Monte Rawlins, born Dean Calvin Spencer (February 21, 1907 - July 13, 1988), also called Monte "Alamo" Rawlins, was a short-lived western film star of the late 1930s, often dubbed The Masked Phantom due to his better known role. The B-rated "Masked Phantom" role was his only starring role.

In the late 1930s, Columbia Pictures had been searching for a new face to be a new cowboy western star. They were having success with several, including Ken Maynard and Bill Elliott. Originally from Yakima, Washington, Rawlins had made his way to Hollywood by way of him being a barnstormer pilot, starring in an air show. He first worked doing aerial stunt work for films, and played two small bit roles in films, and was noticed by Columbia and approached for his own series. The series, titled Adventures of the Masked Phantom, opened in 1939, with Rawlins in the lead role.

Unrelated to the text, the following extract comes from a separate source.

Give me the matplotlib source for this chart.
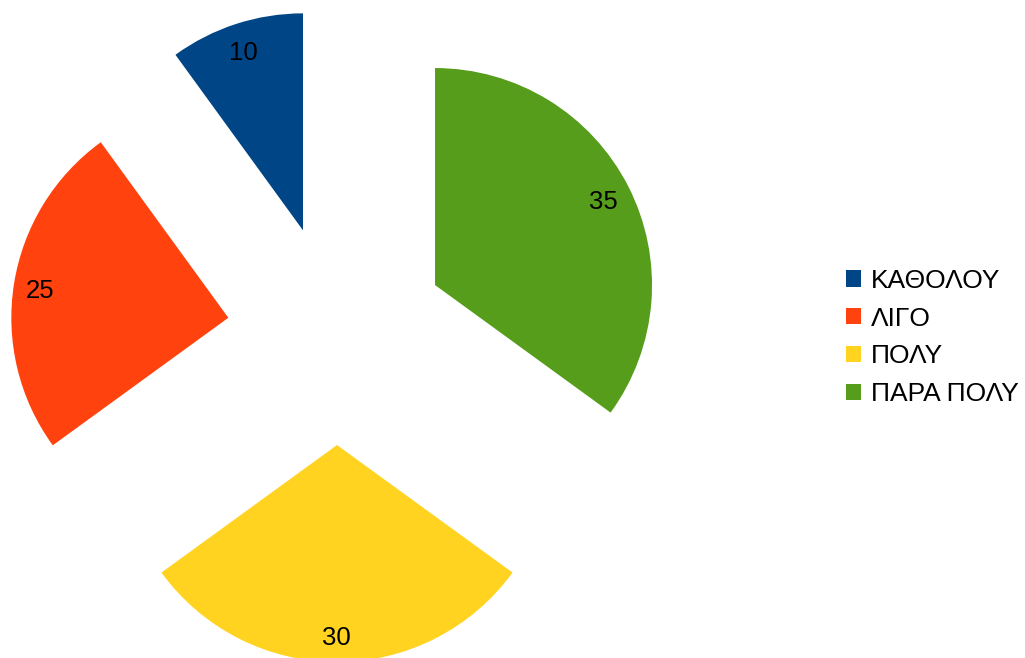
import matplotlib.pyplot as plt
from matplotlib.patches import Patch

plt.rcParams['font.family'] = ['Liberation Sans', 'DejaVu Sans']

# Απαντήσεις και πλήθος
labels = ["ΚΑΘΟΛΟΥ", "ΛΙΓΟ", "ΠΟΛΥ", "ΠΑΡΑ ΠΟΛΥ"]
values = [10, 25, 30, 35]
colors = ["#004586", "#FF420E", "#FFD320", "#579D1C"]
explode = [0.507, 0.507, 0.507, 0.507]

W, H = 1025, 658
fig = plt.figure(figsize=(W / 100, H / 100), dpi=100)
ax = fig.add_axes([0, 0, 1, 1])

# 1 μονάδα = 217 px (ακτίνα), κέντρο πίτας στο (337, 335)
r = 217.0
cx, cy = 337.0, 335.0
total = sum(values)
wedges, texts, autotexts = ax.pie(
    values, colors=colors, explode=explode, startangle=90,
    counterclock=True, radius=1, pctdistance=0.875,
    autopct=lambda p: f"{p * total / 100:.0f}",
    textprops={'fontsize': 18.5, 'color': 'black'},
    wedgeprops={'linewidth': 0})
# λίγο πιο χαμηλά οι ετικέτες τιμών
for t in autotexts:
    x, y = t.get_position()
    t.set_position((x - 1 / r, y - 3 / r))

ax.set_xlim(-cx / r, (W - cx) / r)
ax.set_ylim(-(H - cy) / r, cy / r)
ax.set_aspect('equal')
ax.axis('off')

handles = [Patch(facecolor=c, edgecolor='none') for c in colors]
fig.legend(handles, labels, loc='center left',
           bbox_to_anchor=(846 / W, 1 - 337.5 / H), frameon=False,
           fontsize=19, handlelength=0.57, handleheight=0.57,
           handletextpad=0.38, labelspacing=0.52, borderpad=0,
           borderaxespad=0)

fig.savefig("out.png", dpi=100)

The series was to have a trio that travels, rescuing people as they go, overcoming troubles and dangers that they encounter along the way. Reviews were not bad, but indicated that veteran actors George Douglas, and Curley Dresden had saved the series. Rawlins' reviews were horrible—it would be his last acting role.

At the beginning of World War II, Rawlins joined the US Marine Corps, and served with distinction until the war's end. He remained in the US Marine Reserves, and was called up for active duty for the Korean War also. He remained in the Marine Reserves, and began working, upon his return from Korea, as a sound engineer for both Monogram Pictures and Disney. He retired from both Disney and the Marine Reserves, moving to Hawaii, where he later died of natural causes in 1988.